Sous la forme de séquences répétitives, en prose quasi respiratoire, dont la sobriété est parfois chavirée par de légers accents lyriques, Caroline Dubois tient ensemble la vie de familles étranges (on pense au trio de Jules et Jim), l’arrivée d’un bambin que la mère peut bercer d’un « dors mon petit gars puis le temps de dire dors l’éloigne et plus lâche est la chaîne qui nous lie ». Puis celle de la cellule germinatrice vers laquelle se tourne nécessairement tout enfant. Cependant ce jeu des familles est complexifié, la tourne presque steinienne que la langue creuse étant l’autre côté interrogatif de ce qui se passe ou s’est passé entre la narratrice et l’ensemble des personnages qui l’environne : « On entre par la fenêtre souple en douce d’abord calée sur le côté comme un point diligent puis on jaillit d’un bel élan pour fondre vers le centre et se voir advenir dans un précipité de grains dansants ». La fenêtre, le cadrage, la dynamique du passage sont matrices de cette exploration nommée assez souvent, et assez ésotériquement, par le travail d’une main gauche, sans doute aventureuse. Main gauche, peut-on subodorer, est ici égalité de la gaucherie, de la zone non-éclairée où la main d’écriture perd ses réflexes naturels et maternels… L’hypothèse peut tenir quand on la rapproche de la construction syntaxiquement cahotante de la phrase. Sa douceur faussement naïve n’apparaissant, en un second temps, que comme la réflexion lumineuse de toute gaucherie, à commencer par celle d’un corps maintenu en exil : « Et comme j’ai raté le corps et comme le monde n’est pas un fauteuil de papa quand j’ai envie de le faire c’est toujours à l’eau froide c’est bien simple ».

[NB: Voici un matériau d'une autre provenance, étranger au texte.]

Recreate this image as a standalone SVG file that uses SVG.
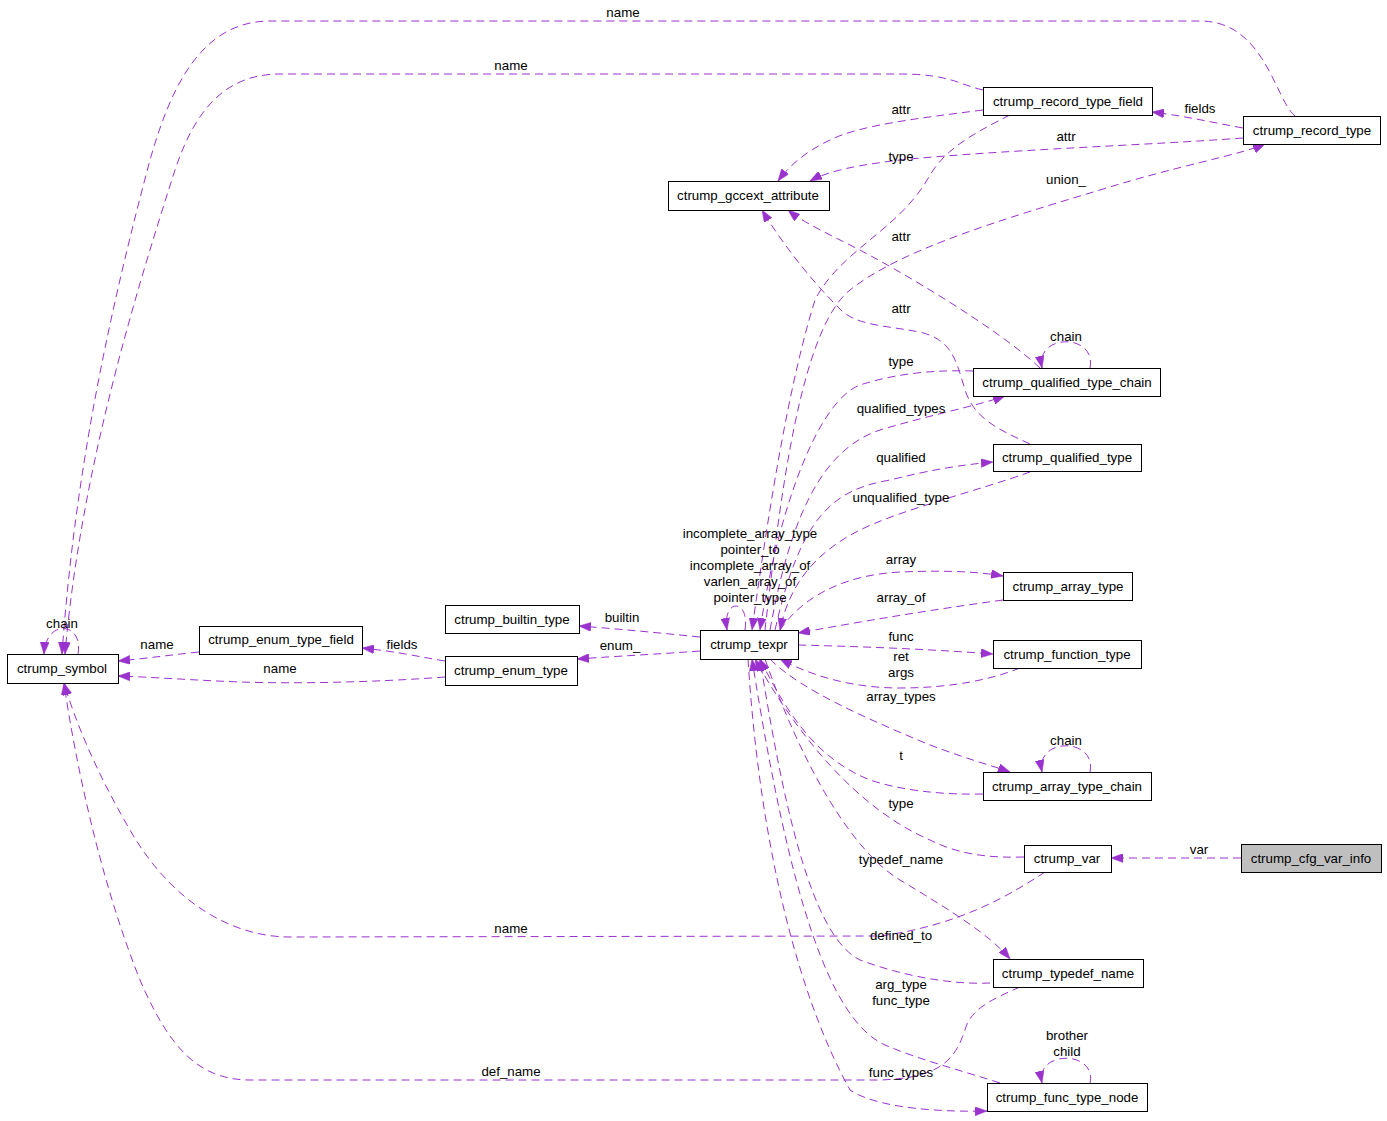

Cette douche à l’eau froide est bien ce qui rince la langue de Caroline Dubois de toute la chaleur mièvre du psychologique. Comme Robert Bresson put le faire dans ses films par exemple, l’auteur enfonce le clou de « va mourir » lancinants, pour empêcher la confiture toujours dégoulinante des affects d’envahir la phrase. La ruse de l’écriture consistera donc en sa capacité d’affecter la langue du cœur de petites comptines sobres, quasi murmurées dans la distance des sentiments d’existence. Toute physique, y compris celle de l’écriture, exige, aura-t-on compris, qu’en son cœur une « inhabileté fatale » (Rimbaud) soit logée. Ne serait-ce que pour faire exploser le cliché familial, et lui renvoyer l’aberration d’un « c’est punk » : « Et peu m’importe que vous soyez sans ombre pense le genre humain puisque avec vous j’ai les mêmes bruits du monde extérieur et dans l’oreille et tout ce que j’ai à dire et le timing ».
Comment ça je dis pas dors
de Caroline Dubois
P. O. L, 96 pages, 12 €
Poésie Séquences familiales
mai 2009 | Le Matricule des Anges n°103
| par
Emmanuel Laugier
Caroline Dubois forge une langue à la douceur entêtante, fragile, bancale, et reflet des affections d’un cœur exposé à froid.
Un livre
Séquences familiales
Par
Emmanuel Laugier
Le Matricule des Anges n°103
, mai 2009.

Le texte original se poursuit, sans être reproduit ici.